Instructions to follow — In how many lines does the string "code" appear? Answer with the number only.

Stored data —
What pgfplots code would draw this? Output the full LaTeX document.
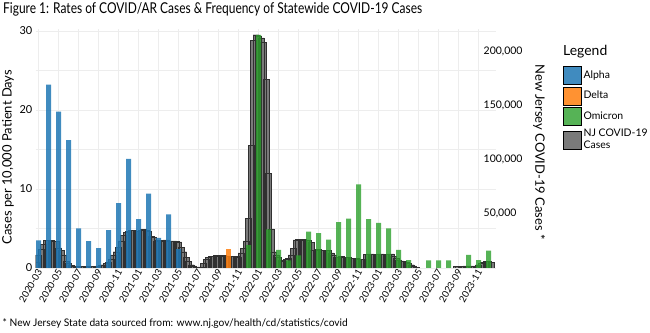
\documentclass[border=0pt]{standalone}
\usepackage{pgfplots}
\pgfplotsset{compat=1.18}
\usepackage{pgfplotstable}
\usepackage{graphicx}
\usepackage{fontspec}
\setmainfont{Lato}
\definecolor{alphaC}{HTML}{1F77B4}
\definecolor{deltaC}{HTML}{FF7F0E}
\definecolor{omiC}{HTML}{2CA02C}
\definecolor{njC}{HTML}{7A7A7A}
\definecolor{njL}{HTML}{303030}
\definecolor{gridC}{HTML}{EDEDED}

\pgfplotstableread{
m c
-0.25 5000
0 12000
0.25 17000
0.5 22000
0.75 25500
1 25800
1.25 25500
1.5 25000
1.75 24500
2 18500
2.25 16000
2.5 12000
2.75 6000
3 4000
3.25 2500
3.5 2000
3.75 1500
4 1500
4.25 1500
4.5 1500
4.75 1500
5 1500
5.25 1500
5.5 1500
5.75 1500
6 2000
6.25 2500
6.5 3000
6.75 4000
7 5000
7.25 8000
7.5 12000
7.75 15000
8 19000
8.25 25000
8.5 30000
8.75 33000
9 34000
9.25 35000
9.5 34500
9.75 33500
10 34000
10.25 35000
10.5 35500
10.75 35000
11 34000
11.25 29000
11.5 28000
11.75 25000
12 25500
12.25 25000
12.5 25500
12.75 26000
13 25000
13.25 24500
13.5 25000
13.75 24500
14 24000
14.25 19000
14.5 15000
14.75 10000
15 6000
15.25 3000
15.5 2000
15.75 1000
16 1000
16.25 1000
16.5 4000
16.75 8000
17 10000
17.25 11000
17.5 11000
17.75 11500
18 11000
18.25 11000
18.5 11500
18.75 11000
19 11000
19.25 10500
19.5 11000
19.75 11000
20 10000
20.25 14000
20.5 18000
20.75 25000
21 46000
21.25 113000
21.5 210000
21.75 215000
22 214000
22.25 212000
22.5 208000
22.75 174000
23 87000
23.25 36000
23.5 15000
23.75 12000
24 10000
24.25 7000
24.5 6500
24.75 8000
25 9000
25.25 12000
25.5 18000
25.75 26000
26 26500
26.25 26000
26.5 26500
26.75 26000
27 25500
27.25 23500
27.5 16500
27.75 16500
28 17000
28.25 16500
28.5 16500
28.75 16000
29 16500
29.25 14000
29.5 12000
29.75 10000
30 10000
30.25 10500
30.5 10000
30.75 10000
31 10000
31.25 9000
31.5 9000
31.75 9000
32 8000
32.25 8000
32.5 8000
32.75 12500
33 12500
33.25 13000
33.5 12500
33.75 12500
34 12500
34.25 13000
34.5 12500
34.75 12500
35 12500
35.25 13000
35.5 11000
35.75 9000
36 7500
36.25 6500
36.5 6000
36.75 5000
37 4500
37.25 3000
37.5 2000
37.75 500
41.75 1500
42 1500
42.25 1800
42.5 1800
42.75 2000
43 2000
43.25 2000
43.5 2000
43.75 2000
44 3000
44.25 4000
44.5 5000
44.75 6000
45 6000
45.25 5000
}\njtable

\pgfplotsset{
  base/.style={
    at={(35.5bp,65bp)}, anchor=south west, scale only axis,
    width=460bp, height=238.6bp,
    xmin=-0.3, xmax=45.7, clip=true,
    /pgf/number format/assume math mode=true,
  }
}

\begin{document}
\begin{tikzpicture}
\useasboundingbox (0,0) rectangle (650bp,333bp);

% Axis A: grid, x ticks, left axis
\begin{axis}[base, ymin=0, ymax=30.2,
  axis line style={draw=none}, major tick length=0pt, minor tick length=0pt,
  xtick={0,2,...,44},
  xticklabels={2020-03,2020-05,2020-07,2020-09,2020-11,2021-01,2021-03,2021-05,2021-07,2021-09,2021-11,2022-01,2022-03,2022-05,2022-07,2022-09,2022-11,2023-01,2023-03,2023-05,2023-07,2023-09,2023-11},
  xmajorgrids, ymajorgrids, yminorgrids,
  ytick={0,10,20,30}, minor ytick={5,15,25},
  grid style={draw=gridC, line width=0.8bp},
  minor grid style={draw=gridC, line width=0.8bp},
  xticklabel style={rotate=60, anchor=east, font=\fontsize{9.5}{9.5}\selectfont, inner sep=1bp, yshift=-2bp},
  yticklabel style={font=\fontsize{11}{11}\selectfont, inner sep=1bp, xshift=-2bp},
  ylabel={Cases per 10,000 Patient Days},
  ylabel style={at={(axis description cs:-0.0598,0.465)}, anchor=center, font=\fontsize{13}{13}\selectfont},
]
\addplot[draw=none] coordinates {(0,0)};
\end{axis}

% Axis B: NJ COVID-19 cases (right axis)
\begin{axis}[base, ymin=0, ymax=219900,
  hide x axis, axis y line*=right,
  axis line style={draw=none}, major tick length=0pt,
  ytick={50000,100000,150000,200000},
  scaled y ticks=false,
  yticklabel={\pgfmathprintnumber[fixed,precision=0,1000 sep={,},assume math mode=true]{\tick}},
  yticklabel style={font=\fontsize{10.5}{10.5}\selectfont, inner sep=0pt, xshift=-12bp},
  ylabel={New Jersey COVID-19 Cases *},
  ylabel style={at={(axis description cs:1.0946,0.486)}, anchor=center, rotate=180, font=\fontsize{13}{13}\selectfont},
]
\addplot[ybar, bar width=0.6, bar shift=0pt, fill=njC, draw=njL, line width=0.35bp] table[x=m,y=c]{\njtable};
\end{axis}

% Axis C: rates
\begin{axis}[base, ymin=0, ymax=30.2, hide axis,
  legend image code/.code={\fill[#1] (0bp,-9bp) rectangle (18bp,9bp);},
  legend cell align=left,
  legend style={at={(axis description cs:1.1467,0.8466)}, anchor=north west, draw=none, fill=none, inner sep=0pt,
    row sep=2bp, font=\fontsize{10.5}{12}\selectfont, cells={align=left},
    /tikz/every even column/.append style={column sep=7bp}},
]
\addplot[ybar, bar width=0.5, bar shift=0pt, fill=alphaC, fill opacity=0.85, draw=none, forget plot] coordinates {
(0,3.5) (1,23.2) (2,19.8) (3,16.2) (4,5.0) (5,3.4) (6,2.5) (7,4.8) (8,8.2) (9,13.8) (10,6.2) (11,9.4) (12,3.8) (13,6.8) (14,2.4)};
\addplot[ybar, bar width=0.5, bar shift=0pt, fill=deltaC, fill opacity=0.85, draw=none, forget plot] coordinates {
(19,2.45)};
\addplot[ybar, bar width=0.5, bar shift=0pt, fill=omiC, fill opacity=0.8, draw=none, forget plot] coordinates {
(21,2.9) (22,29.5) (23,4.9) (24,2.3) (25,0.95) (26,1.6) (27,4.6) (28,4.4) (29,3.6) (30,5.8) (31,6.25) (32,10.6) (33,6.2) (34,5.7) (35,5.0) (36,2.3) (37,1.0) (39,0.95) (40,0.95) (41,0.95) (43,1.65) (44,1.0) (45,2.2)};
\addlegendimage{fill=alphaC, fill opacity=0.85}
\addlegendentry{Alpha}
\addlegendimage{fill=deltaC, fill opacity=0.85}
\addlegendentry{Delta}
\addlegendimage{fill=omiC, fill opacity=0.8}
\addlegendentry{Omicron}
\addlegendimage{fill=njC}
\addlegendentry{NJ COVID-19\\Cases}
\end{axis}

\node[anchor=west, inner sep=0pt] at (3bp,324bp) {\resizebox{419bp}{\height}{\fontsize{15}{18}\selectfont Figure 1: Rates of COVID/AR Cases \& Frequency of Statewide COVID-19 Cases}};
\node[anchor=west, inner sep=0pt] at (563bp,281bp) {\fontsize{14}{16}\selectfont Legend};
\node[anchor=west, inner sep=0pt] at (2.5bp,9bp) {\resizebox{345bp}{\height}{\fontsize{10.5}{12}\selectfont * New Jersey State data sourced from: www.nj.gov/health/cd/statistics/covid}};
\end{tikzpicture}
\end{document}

Answer below — 2